◆ TO BE DONE:
Retype the opening lines of the listing below, ending with the line that contains "const groupY = [1.48, 1.31, -3.074];", and leave out any pictures.

◆ RECORDED INFORMATION:
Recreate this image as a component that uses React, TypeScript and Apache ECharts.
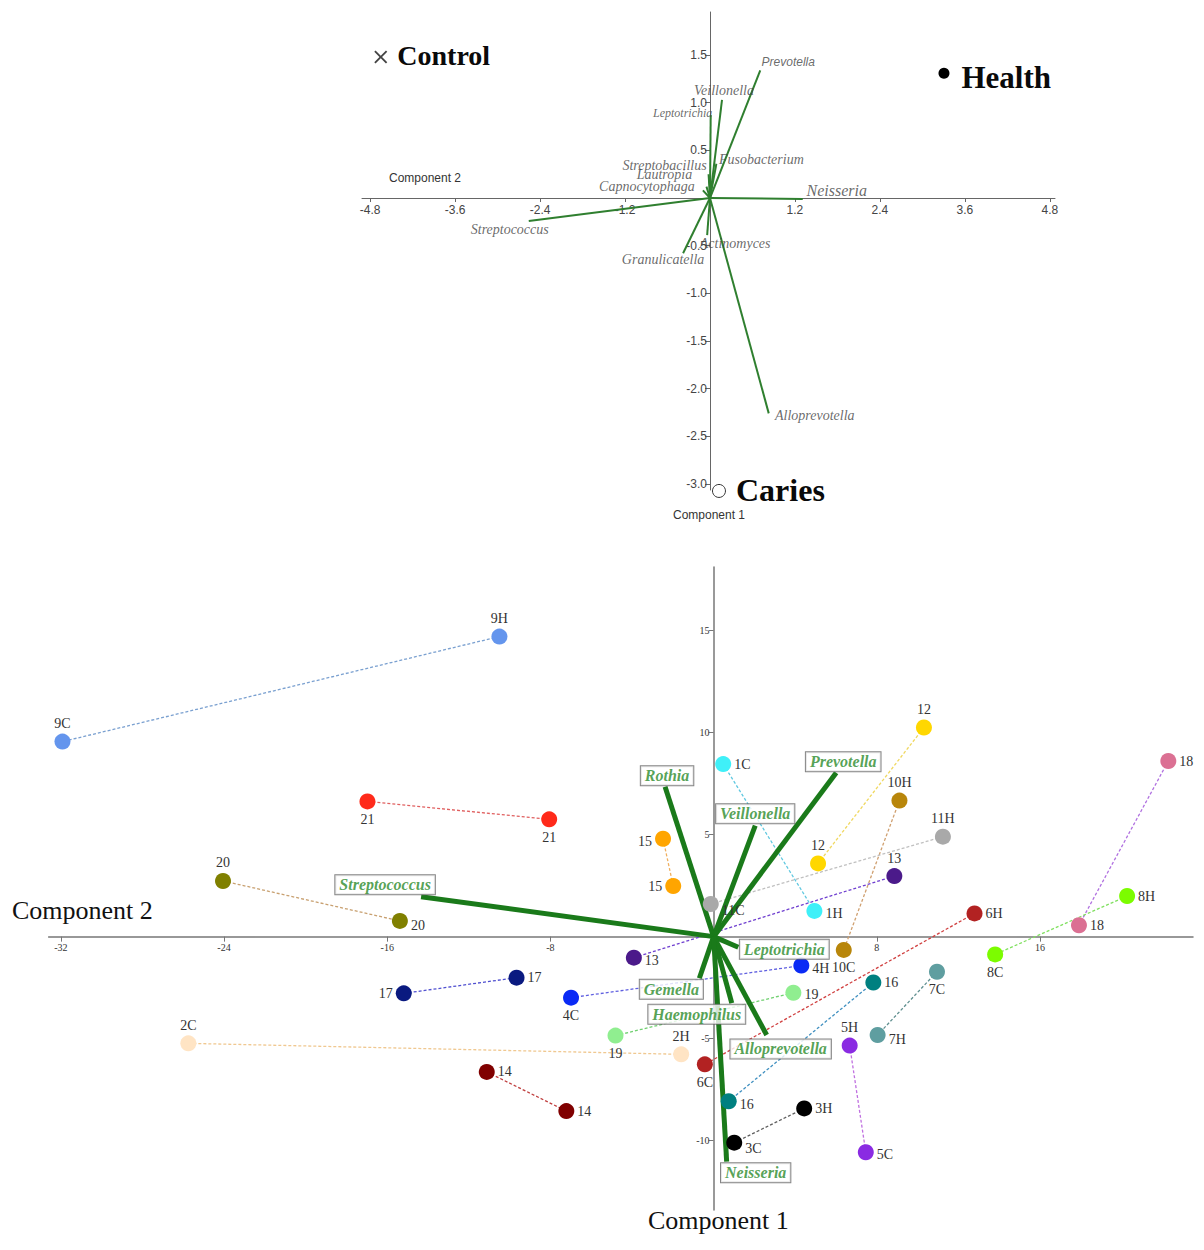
import React, { useEffect, useRef } from "react";
import * as echarts from "echarts";

const SERIF = "'Liberation Serif', 'Times New Roman', serif";
const SANS = "'Liberation Sans', Arial, sans-serif";

// ---------- Top biplot (loadings) ----------
const topSpecies = ["Prevotella", "Veillonella", "Leptotrichia", "Fusobacterium", "Streptobacillus", "Lautropia", "Capnocytophaga", "Neisseria", "Streptococcus", "Actinomyces", "Granulicatella", "Alloprevotella"];
const topX = [0.71, 0.17, 0.01, 0.09, -0.02, -0.05, -0.1, 1.31, -2.56, -0.04, -0.38, 0.83];
const topY = [1.34, 1.03, 0.87, 0.36, 0.25, 0.12, 0.08, -0.01, -0.24, -0.39, -0.58, -2.26];
const topXTicks = [-4.8, -3.6, -2.4, -1.2, 1.2, 2.4, 3.6, 4.8];
const topYTicks = [1.5, 1.0, 0.5, -0.5, -1.0, -1.5, -2.0, -2.5, -3.0];

const groupNames = ["Control", "Health", "Caries"];
const groupX = [-4.65, 3.305, 0.127];
const groupY = [1.48, 1.31, -3.074];

// styles for top labels
const topLabelOffsets = [[28, -8], [2, -9], [-28, -2], [45, -4], [-44, -9], [-42, -12], [-56, -4], [34, -8], [-19, 9], [28, 8], [-20, 6], [46, 2]];
const topLabelSizes = [12, 14, 12, 14, 14, 14, 14, 16, 14, 14, 14, 14];
const topLabelSans = [true, false, false, false, false, false, false, false, false, false, false, false];

// ---------- Bottom biplot (samples + loadings) ----------
const sampleLabels = ["9H", "9C", "21", "21", "20", "20", "17", "17", "4C", "4H", "2C", "2H", "14", "14", "19", "19", "13", "13", "15", "15", "1C", "1H", "12", "12", "10H", "10C", "11H", "11C", "6H", "6C", "16", "16", "7C", "7H", "5H", "5C", "3H", "3C", "18", "18", "8H", "8C"];
const sampleX = [-10.5, -31.92, -16.97, -8.06, -24.05, -15.38, -15.19, -9.66, -6.99, 4.3, -25.75, -1.59, -11.12, -7.22, 3.91, -4.81, 8.86, -3.91, -2.48, -1.98, 0.47, 4.94, 10.31, 5.12, 9.11, 6.38, 11.24, -0.14, 12.79, -0.43, 7.83, 0.74, 10.95, 8.04, 6.67, 7.46, 4.44, 1.01, 22.29, 17.91, 20.27, 13.8];
const sampleY = [14.71, 9.56, 6.63, 5.75, 2.73, 0.77, -2.78, -2.01, -2.99, -1.42, -5.23, -5.77, -6.63, -8.55, -2.75, -4.85, 2.97, -1.03, 4.8, 2.48, 8.46, 1.26, 10.25, 3.59, 6.67, -0.65, 4.9, 1.6, 1.14, -6.26, -2.25, -8.07, -1.72, -4.82, -5.34, -10.57, -8.42, -10.1, 8.61, 0.56, 1.99, -0.87];
// each pair = samples 2i and 2i+1
const pairColors = ["#6495ED", "#FF2A1A", "#808000", "#0A1A80", "#0A2AF5", "#FFE4C4", "#800000", "#90EE90", "#4B1A8A", "#FFA500", "#3FF0F8", "#FFD700", "#B8860B", "#A9A9A9", "#B22222", "#008080", "#5F9EA0", "#8A2BE2", "#000000", "#DB7093", "#7CFC00"];
const pairLineColors = ["#7aa0d0", "#e06060", "#c8a070", "#5050d0", "#6060e0", "#f0c890", "#c04040", "#70d070", "#7040d0", "#f0b060", "#60c8e0", "#f0d860", "#d0a070", "#c0c0c0", "#d04040", "#4090c0", "#609090", "#c070e0", "#606060", "#b070e0", "#80e060"];
const sampleLabelPos = ["top", "top", "bottom", "bottom", "top", "right", "left", "right", "bottom", "right", "top", "top", "right", "right", "right", "bottom", "top", "right", "left", "left", "right", "right", "top", "top", "top", "bottom", "top", "right", "right", "bottom", "right", "right", "bottom", "right", "top", "right", "right", "right", "right", "right", "right", "bottom"];
const sampleLabelDy = [0, 0, 0, 0, 0, 5, 0, 0, 0, 3, 0, 0, 0, 0, 2, 0, 0, 3, 3, 0, 0, 3, 0, 0, 0, 0, 0, 6, 0, 0, 0, 3, 0, 5, 0, 2, 0, 6, 0, 0, 0, 0];

const bottomSpecies = ["Rothia", "Prevotella", "Veillonella", "Streptococcus", "Leptotrichia", "Gemella", "Haemophilus", "Alloprevotella", "Neisseria"];
const bottomX = [-2.38, 6.01, 2.04, -14.34, 1.21, -0.7, 0.89, 2.6, 0.64];
const bottomY = [7.35, 8.04, 5.44, 1.96, -0.52, -2.04, -3.26, -4.82, -11.03];
const bottomBoxOffsets = [[2, -11], [7, -11], [0, -12], [-36, -12], [46, 2], [-28, 11], [-35, 11], [14, 14], [29, 11]];
const bottomXTicks = [-32, -24, -16, -8, 8, 16];
const bottomYTicks = [15, 10, 5, -5, -10];

// axis ranges
const topXRange = [-4.915, 4.873];
const topYRange = [-3.064, 1.952];
const botXRange = [-32.6, 23.5];
const botYRange = [-13.4, 18.12];

const G0 = { left: 362, top: 12, width: 693, height: 478 };
const G1 = { left: 48.6, top: 567, width: 1144.4, height: 643 };

// pixel distance from the min edge of an axis to its value 0
function zeroFromMin(range: number[], size: number) {
  return (-range[0] / (range[1] - range[0])) * size;
}

function buildOption(): any {
  const series: any[] = [];

  // top loadings
  topSpecies.forEach((name, i) => {
    series.push({
      type: "line",
      name,
      xAxisIndex: 0,
      yAxisIndex: 0,
      data: [[0, 0], [topX[i], topY[i]]],
      symbol: "none",
      silent: true,
      lineStyle: { color: "#2f7f2f", width: 2 },
      z: 3,
    });
  });
  series.push({
    type: "scatter",
    xAxisIndex: 0,
    yAxisIndex: 0,
    symbolSize: 1,
    silent: true,
    clip: false,
    itemStyle: { color: "rgba(0,0,0,0)" },
    label: { show: true, position: "inside", formatter: "{b}", fontStyle: "italic", color: "#454545", fontFamily: SERIF },
    data: topSpecies.map((name, i) => ({
      name,
      value: [topX[i], topY[i]],
      label: {
        offset: topLabelOffsets[i],
        fontSize: topLabelSizes[i],
        fontFamily: topLabelSans[i] ? SANS : SERIF,
      },
    })),
    z: 5,
  });
  // group markers
  const groupSymbols = [
    "path://M1,0 L5,4 L9,0 L10,1 L6,5 L10,9 L9,10 L5,6 L1,10 L0,9 L4,5 L0,1 Z",
    "circle",
    "circle",
  ];
  const groupSizes = [13, 11, 13];
  const groupFont = [28, 31, 32];
  const groupDy = [-1, 4, -1];
  series.push({
    type: "scatter",
    xAxisIndex: 0,
    yAxisIndex: 0,
    clip: false,
    silent: true,
    data: groupNames.map((name, i) => ({
      name,
      value: [groupX[i], groupY[i]],
      symbol: groupSymbols[i],
      symbolSize: groupSizes[i],
      itemStyle: i === 2 ? { color: "#fff", borderColor: "#333", borderWidth: 1, opacity: 1 } : { color: i === 0 ? "#444" : "#000", opacity: 1 },
      label: {
        show: true,
        position: "right",
        distance: i === 1 ? 12 : 10,
        offset: [0, groupDy[i]],
        formatter: "{b}",
        fontFamily: SERIF,
        fontWeight: "bold",
        fontSize: groupFont[i],
        color: "#0a0a0a",
      },
    })),
    z: 6,
  });

  // bottom pair lines
  pairColors.forEach((c, p) => {
    series.push({
      type: "line",
      xAxisIndex: 1,
      yAxisIndex: 1,
      data: [
        [sampleX[2 * p], sampleY[2 * p]],
        [sampleX[2 * p + 1], sampleY[2 * p + 1]],
      ],
      symbol: "none",
      silent: true,
      lineStyle: { color: pairLineColors[p], width: 1.3, type: [3, 2] },
      z: 2,
    });
  });
  // bottom loadings
  bottomSpecies.forEach((name, i) => {
    series.push({
      type: "line",
      name,
      xAxisIndex: 1,
      yAxisIndex: 1,
      data: [[0, 0], [bottomX[i], bottomY[i]]],
      symbol: "none",
      silent: true,
      lineStyle: { color: "#1a7a1a", width: 5 },
      z: 3,
    });
  });
  // samples
  series.push({
    type: "scatter",
    xAxisIndex: 1,
    yAxisIndex: 1,
    symbolSize: 16,
    clip: false,
    silent: true,
    label: { show: true, formatter: "{b}", fontFamily: SERIF, fontSize: 14, color: "#333", distance: 3 },
    data: sampleLabels.map((name, i) => ({
      name,
      value: [sampleX[i], sampleY[i]],
      itemStyle: { color: pairColors[Math.floor(i / 2)], opacity: 1 },
      label: { position: sampleLabelPos[i], offset: [0, sampleLabelDy[i]] },
    })),
    z: 4,
  });
  // boxed species labels
  series.push({
    type: "scatter",
    xAxisIndex: 1,
    yAxisIndex: 1,
    symbolSize: 1,
    clip: false,
    silent: true,
    itemStyle: { color: "rgba(0,0,0,0)" },
    label: {
      show: true,
      position: "inside",
      formatter: "{b}",
      fontFamily: SERIF,
      fontStyle: "italic",
      fontWeight: "bold",
      fontSize: 16,
      color: "#2a8a2a",
      backgroundColor: "#fff",
      borderColor: "#666",
      borderWidth: 1,
      padding: [2, 4, 1, 4],
    },
    data: bottomSpecies.map((name, i) => ({
      name,
      value: [bottomX[i], bottomY[i]],
      label: { offset: bottomBoxOffsets[i] },
    })),
    z: 7,
  });

  const topAxisLabel = { fontFamily: SANS, fontSize: 12, color: "#444" };
  const botAxisLabel = { fontFamily: SERIF, fontSize: 10, color: "#333" };

  // offsets that move each axis from the grid edge onto the other axis' zero
  const topXOff = -zeroFromMin(topYRange, G0.height);
  const topYOff = -zeroFromMin(topXRange, G0.width);
  const botXOff = -zeroFromMin(botYRange, G1.height);
  const botYOff = -zeroFromMin(botXRange, G1.width);

  return {
    animation: false,
    backgroundColor: "#fff",
    grid: [
      { ...G0, containLabel: false, outerBoundsMode: "none" },
      { ...G1, containLabel: false, outerBoundsMode: "none" },
    ],
    xAxis: [
      {
        type: "value",
        gridIndex: 0,
        position: "bottom",
        offset: topXOff,
        min: topXRange[0],
        max: topXRange[1],
        axisLine: { onZero: false, lineStyle: { color: "#666", width: 1 } },
        axisTick: { show: true, customValues: topXTicks, length: 4, lineStyle: { color: "#666" } },
        axisLabel: { ...topAxisLabel, customValues: topXTicks, margin: 6, formatter: (v: number) => v.toFixed(1) },
        splitLine: { show: false },
      },
      {
        type: "value",
        gridIndex: 1,
        position: "bottom",
        offset: botXOff,
        min: botXRange[0],
        max: botXRange[1],
        axisLine: { onZero: false, lineStyle: { color: "#777", width: 1.5 } },
        axisTick: { show: true, customValues: bottomXTicks, length: 5, lineStyle: { color: "#777" } },
        axisLabel: { ...botAxisLabel, customValues: bottomXTicks, margin: 6, formatter: (v: number) => String(v) },
        splitLine: { show: false },
      },
    ],
    yAxis: [
      {
        type: "value",
        gridIndex: 0,
        position: "left",
        offset: topYOff,
        min: topYRange[0],
        max: topYRange[1],
        axisLine: { onZero: false, lineStyle: { color: "#666", width: 1 } },
        axisTick: { show: true, customValues: topYTicks, length: 5, lineStyle: { color: "#666" } },
        axisLabel: { ...topAxisLabel, customValues: topYTicks, margin: 3, formatter: (v: number) => v.toFixed(1) },
        splitLine: { show: false },
      },
      {
        type: "value",
        gridIndex: 1,
        position: "left",
        offset: botYOff,
        min: botYRange[0],
        max: botYRange[1],
        axisLine: { onZero: false, lineStyle: { color: "#777", width: 1.5 } },
        axisTick: { show: true, customValues: bottomYTicks, length: 5, lineStyle: { color: "#777" } },
        axisLabel: { ...botAxisLabel, customValues: bottomYTicks, margin: 4, formatter: (v: number) => String(v) },
        splitLine: { show: false },
      },
    ],
    graphic: [
      { type: "text", left: 389, top: 172, style: { text: "Component 2", font: `12px ${SANS}`, fill: "#333" } },
      { type: "text", left: 673, top: 509, style: { text: "Component 1", font: `12px ${SANS}`, fill: "#333" } },
      { type: "text", left: 12, top: 897, style: { text: "Component 2", font: `26px ${SERIF}`, fill: "#111" } },
      { type: "text", left: 648, top: 1207, style: { text: "Component 1", font: `26px ${SERIF}`, fill: "#111" } },
    ],
    series,
  };
}

export default function App() {
  const ref = useRef<HTMLDivElement>(null);
  useEffect(() => {
    if (!ref.current) return;
    const chart = echarts.init(ref.current, undefined, { renderer: "svg" });
    chart.setOption(buildOption());
    return () => chart.dispose();
  }, []);
  return (
    <div
      ref={ref}
      style={{ position: "absolute", left: 0, top: 0, width: 1204, height: 1250, background: "#fff" }}
    />
  );
}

◆ SOLVED EXERCISE:
Recreate this image as a component that uses React, TypeScript and Apache ECharts.
import React, { useEffect, useRef } from "react";
import * as echarts from "echarts";

const SERIF = "'Liberation Serif', 'Times New Roman', serif";
const SANS = "'Liberation Sans', Arial, sans-serif";

// ---------- Top biplot (loadings) ----------
const topSpecies = ["Prevotella", "Veillonella", "Leptotrichia", "Fusobacterium", "Streptobacillus", "Lautropia", "Capnocytophaga", "Neisseria", "Streptococcus", "Actinomyces", "Granulicatella", "Alloprevotella"];
const topX = [0.71, 0.17, 0.01, 0.09, -0.02, -0.05, -0.1, 1.31, -2.56, -0.04, -0.38, 0.83];
const topY = [1.34, 1.03, 0.87, 0.36, 0.25, 0.12, 0.08, -0.01, -0.24, -0.39, -0.58, -2.26];
const topXTicks = [-4.8, -3.6, -2.4, -1.2, 1.2, 2.4, 3.6, 4.8];
const topYTicks = [1.5, 1.0, 0.5, -0.5, -1.0, -1.5, -2.0, -2.5, -3.0];

const groupNames = ["Control", "Health", "Caries"];
const groupX = [-4.65, 3.305, 0.127];
const groupY = [1.48, 1.31, -3.074];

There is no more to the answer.